New Outlook: Microsoft will definitely not support COM add-ins

[German]Hope dies last, but now it's finally dead. Microsoft has just clarified in a blog post that the new Outlook app, which will eventually replace the classic Outlook, will not support COM. I touched on this topic here on the blog just a short while ago. Here's a quick update on what's going on.


The new Outlook?

Microsoft e available for Windows as the "new Outlook app" starting in late September 2023. This app is available in the Microsoft Store (for consumers through their personal Microsoft account), and is intended, Microsoft wrote, to replace the previous Windows Mail and Calendar apps. I had reported on this switch in July in the post Microsoft 365: First Windows Mail and Calendar users will be migrated to the new Outlook at the end of August 2023.

It is a free app for Windows users that allows various email accounts and calendars to be included so that they can be managed under the new interface.
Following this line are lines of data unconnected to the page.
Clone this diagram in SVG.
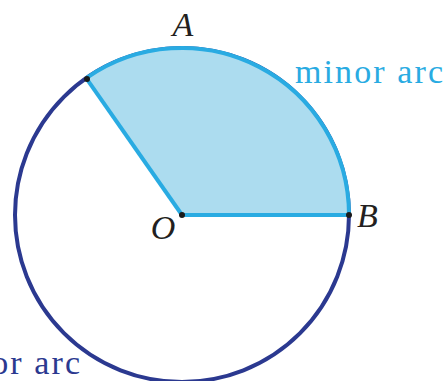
<svg xmlns="http://www.w3.org/2000/svg" width="445" height="381" viewBox="0 0 445 381">
<defs>
<circle id="dot" r="3" fill="#1a1a1a"/>
</defs>
<rect width="445" height="381" fill="#ffffff"/>
<g id="circle">
<circle cx="182" cy="215" r="167" fill="none" stroke="#2b3990" stroke-width="4"/>
</g>
<g id="sector">
<path d="M182 215 L86.2 78.2 A167 167 0 0 1 349 215 Z" fill="#acdcef" stroke="none"/>
</g>
<g id="connectors" fill="none" stroke="#29abe2" stroke-width="4">
<path d="M86.2 78.2 A167 167 0 0 1 349 215"/>
<path d="M182 215 L86.2 78.2"/>
<path d="M182 215 L349 215"/>
</g>
<g id="O"><use href="#dot" x="182" y="215"/><text x="163" y="239" text-anchor="middle" font-family="'Liberation Serif', 'DejaVu Serif', 'Times New Roman', serif" font-style="italic" font-size="34" fill="#231f20">O</text></g>
<g id="A"><use href="#dot" x="87" y="79"/><text x="183" y="36" text-anchor="middle" font-family="'Liberation Serif', 'DejaVu Serif', 'Times New Roman', serif" font-style="italic" font-size="34" fill="#231f20">A</text></g>
<g id="B"><use href="#dot" x="349" y="215"/><text x="357" y="227" font-family="'Liberation Serif', 'DejaVu Serif', 'Times New Roman', serif" font-style="italic" font-size="34" fill="#231f20">B</text></g>
<g id="minor-arc"><text x="295" y="83" fill="#29abe2" font-family="'Liberation Serif', 'DejaVu Serif', 'Times New Roman', serif" font-size="34" textLength="148" lengthAdjust="spacing">minor arc</text></g>
<g id="major-arc"><text x="80" y="374" fill="#2b3990" font-family="'Liberation Serif', 'DejaVu Serif', 'Times New Roman', serif" font-size="34" text-anchor="end" textLength="146" lengthAdjust="spacing">major arc</text></g>
</svg>
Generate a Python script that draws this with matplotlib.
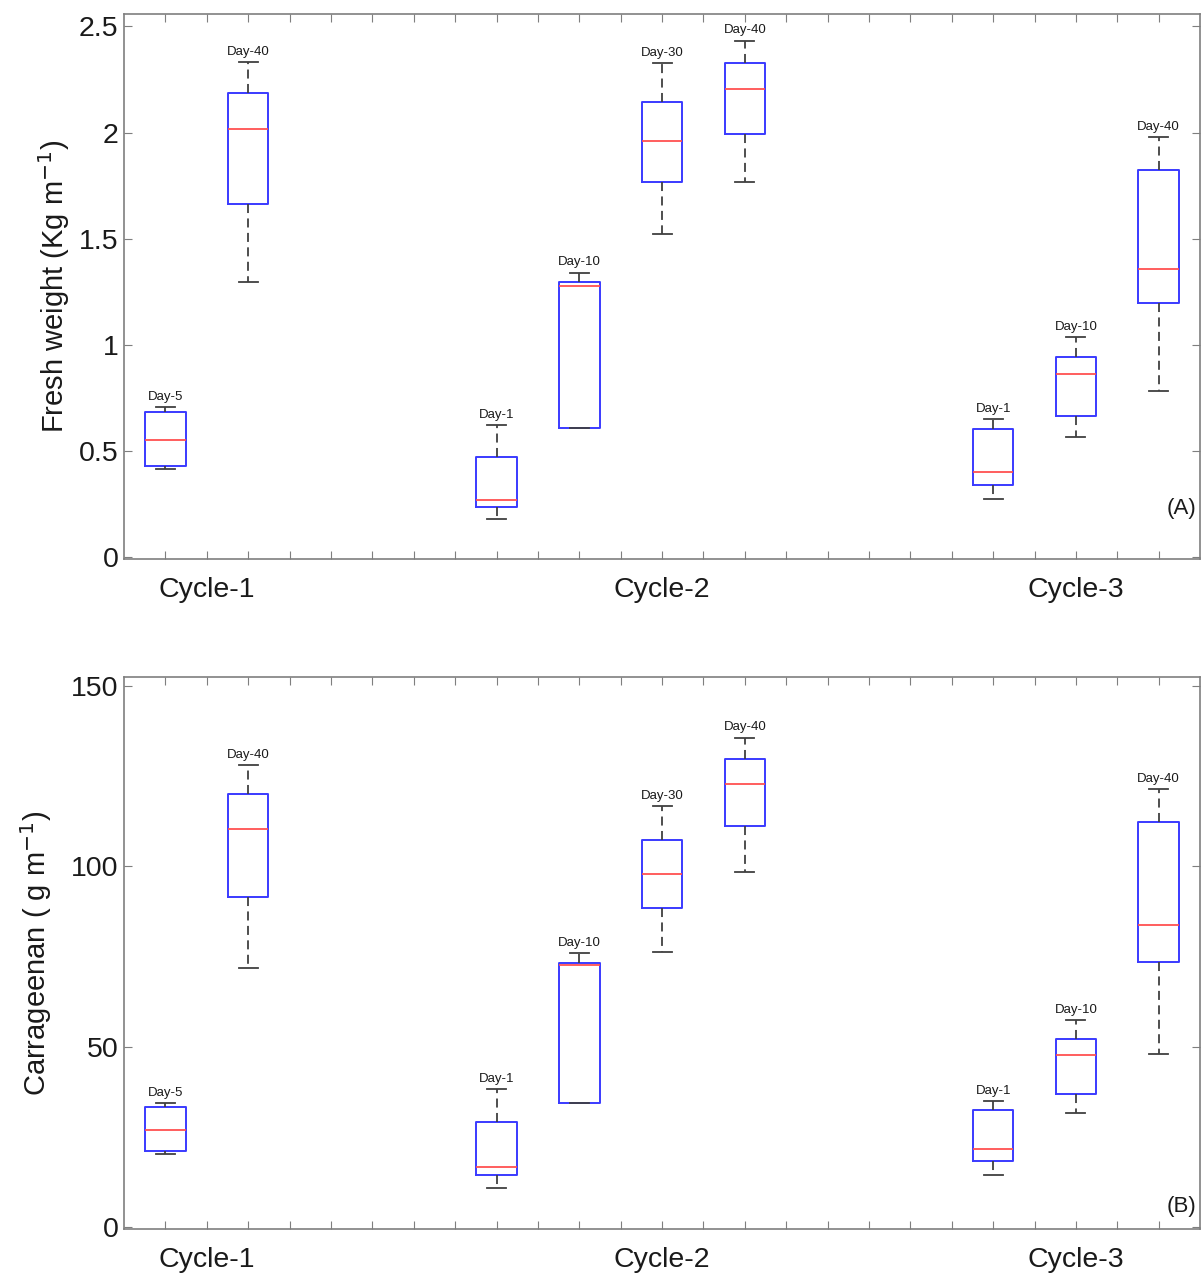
import matplotlib
matplotlib.use("Agg")
import matplotlib.pyplot as plt
import matplotlib.transforms as mtransforms

plt.rcParams["font.family"] = ["Liberation Sans", "DejaVu Sans"]

# box positions on the 1..25 grid and their labels
POSITIONS = [1, 3, 9, 11, 13, 15, 21, 23, 25]
DAY_LABELS = ["Day-5", "Day-40", "Day-1", "Day-10", "Day-30", "Day-40",
              "Day-1", "Day-10", "Day-40"]
CYCLE_POS = [2, 13, 23]
CYCLE_LABELS = ["Cycle-1", "Cycle-2", "Cycle-3"]

# (A) fresh weight, Kg m-1
FW_WHISLO = [0.417, 1.299, 0.183, 0.610, 1.524, 1.768, 0.277, 0.568, 0.783]
FW_Q1 = [0.431, 1.665, 0.239, 0.610, 1.768, 1.993, 0.342, 0.666, 1.196]
FW_MED = [0.553, 2.017, 0.272, 1.276, 1.961, 2.204, 0.403, 0.863, 1.360]
FW_Q3 = [0.685, 2.186, 0.474, 1.295, 2.144, 2.326, 0.605, 0.943, 1.825]
FW_WHISHI = [0.708, 2.331, 0.624, 1.341, 2.326, 2.434, 0.652, 1.037, 1.979]

# (B) carrageenan, g m-1
CA_WHISLO = [20.2, 71.8, 10.8, 34.4, 76.2, 98.5, 14.4, 31.6, 48.0]
CA_Q1 = [21.1, 91.5, 14.4, 34.4, 88.4, 111.2, 18.3, 36.9, 73.5]
CA_MED = [26.9, 110.3, 16.6, 72.6, 97.9, 122.8, 21.6, 47.7, 83.7]
CA_Q3 = [33.3, 120.0, 29.1, 73.2, 107.3, 129.7, 32.4, 52.1, 112.3]
CA_WHISHI = [34.4, 128.1, 38.3, 76.0, 116.7, 135.6, 34.9, 57.4, 121.4]

GRAY = "#7f7f7f"


def draw_panel(ax, whislo, q1, med, q3, whishi, ylim, yticks, ylabel, tag,
               tag_y, labelpad):
    stats = []
    for lo, a, m, b, hi in zip(whislo, q1, med, q3, whishi):
        stats.append({"whislo": lo, "q1": a, "med": m, "q3": b,
                      "whishi": hi, "fliers": []})
    ax.bxp(stats, positions=POSITIONS, widths=0.98, capwidths=0.46,
           showfliers=False, manage_ticks=False,
           boxprops=dict(color="#3a3aff", linewidth=1.4),
           medianprops=dict(color="#ff5050", linewidth=1.3),
           whiskerprops=dict(color="#404040", linewidth=1.3, linestyle=(0, (5, 3))),
           capprops=dict(color="#404040", linewidth=1.3))

    for x, hi, lab in zip(POSITIONS, whishi, DAY_LABELS):
        ax.annotate(lab, (x, hi), xytext=(0, 3), textcoords="offset points",
                    ha="center", va="bottom", fontsize=9.5, color="#1a1a1a")

    ax.set_xlim(0, 26)
    ax.set_ylim(*ylim)
    ax.set_xticks(range(1, 26))
    ax.set_xticklabels([])
    ax.set_yticks(yticks)
    ax.set_yticklabels([f"{t:g}" for t in yticks])
    ax.tick_params(direction="in", length=6, color=GRAY, top=True, right=True,
                   labelsize=20.5, labelcolor="#1a1a1a", pad=4)
    for s in ax.spines.values():
        s.set_color(GRAY)
        s.set_linewidth(1.2)

    trans = mtransforms.blended_transform_factory(ax.transData, ax.transAxes)
    for x, lab in zip(CYCLE_POS, CYCLE_LABELS):
        ax.text(x, -0.033, lab, transform=trans, ha="center", va="top",
                fontsize=20.5, color="#1a1a1a")

    ax.text(0.997, tag_y, tag, transform=ax.transAxes, ha="right",
            va="center", fontsize=16, color="#1a1a1a")
    ax.set_ylabel(ylabel, fontsize=21, color="#1a1a1a", labelpad=labelpad)


fig = plt.figure(figsize=(12.02, 12.73), dpi=100)
ax_a = fig.add_axes([0.1032, 0.5605, 0.8952, 0.4287])
ax_b = fig.add_axes([0.1032, 0.0345, 0.8952, 0.4340])

draw_panel(ax_a, FW_WHISLO, FW_Q1, FW_MED, FW_Q3, FW_WHISHI,
           (-0.01, 2.56), [0, 0.5, 1, 1.5, 2, 2.5],
           "Fresh weight (Kg m$^{-1}$)", "(A)", 0.093, 5)
draw_panel(ax_b, CA_WHISLO, CA_Q1, CA_MED, CA_Q3, CA_WHISHI,
           (-0.5, 152.5), [0, 50, 100, 150],
           "Carrageenan ( g m$^{-1}$)", "(B)", 0.04, 12)

fig.savefig("out.png", dpi=100)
The app with the new Outlook is said to be pre-installed on devices sold with Windows 11, version 23H2, as well as machines upgraded to Windows 11, version 23H2.

All this would not attract anyone behind the stove, because there is still the classic Outlook as part of many Microsoft Office packages and Office 365, which is used in corporate environments. And the above outline was also my state of affairs for a long time, until a blog reader pointed me to the article The New Outlook and Access/VBA by Karl Donaubauer.

Donaubauer points out that the new Outlook app comes with a serious problem. Microsoft has been a bit fuzzy with its public information about the new Outlook app so far, he says. Donaubauer sees Microsoft's references to replacing the less important Windows Mail and Calendar as misleading for many users, since the reference to classic Outlook in Windows is obscured.

Because on September 12, 2023, Microsoft published a video with a presentation of the new app. Donaubauer noticed that the video makes it clear that all current Outlook variants (Windows, OWA, Mac, Android, iOS) will be unified on a common code base and interface. Cross-platform these days means web-based and Javascript-speaking. And this means that classic Outlook will probably die in the next years and will be replaced by the new Outlook app.


In my German blog post Neue Outlook-App als Problem: Der Ansatz schneidet alle COM-/VBA-Lösungen ab, I had then also pointed out the implication that with the new Outlook app the support for the COM object model and for VBA would be dropped.

Any solutions in enterprise environments that rely on the COM interface or VBA will no longer work in the new Outlook app and are unlikely to be portable. There were mixed reactions in the comments to my post. While some people welcomed the fact that "old braids would finally be cut", other administrators listed the problem that many specialist applications would then no longer work as a problem. VBA, I heard, has been discontinued for years, so it will die. So far, the hope was that Microsoft would at least somehow save COM as an interface in the new Outlook app.

New Outlook app don't support COM

As of October 18, 2023, Microsoft has published the Techcommunity post Add-ins in the new Outlook for Windows (Martin Geuß had picked it up here), which clarifies some things. The post states:

  • In the new Outlook for Windows, so-called web add-ins are to be fully supported, and without requiring any additional work from partners.
  • In contrast, COM-Add-ins (which, however, still work in classic Outlook for Windows) are definitely not supported in the new Outlook for Windows.

Microsoft argues that COM add-ins could manipulate Outlook in many ways. However, this often led to instability and crashes in Outlook. Web add-ins, on the other hand, offer a sandbox environment in which add-ins can work. Web add-ins also have controls that ensure Outlook is more stable and robust, according to Microsoft.

Microsoft lists the advantages of web add-ins for the new Outlook in its article and states that its own COM add-ins will be replaced by web add-ins or their functions implemented elsewhere. These web add-ins are also supposed to work in classic Outlook, so nothing much changes there – there could be a "smooth transition" from COM add-ins to web add-ins there. The blog post also mentions that third party vendors have already changed their add-ins accordingly and there are hints how the change works for developers.

In my eyes, however, it will be exciting if classic Outlook dies in the medium term, but COM-based solutions in the form of specialist applications are available in the company, for which there are no web add-ins as a replacement. This is likely to cause quite a few headaches for IT managers. Or how do you see it?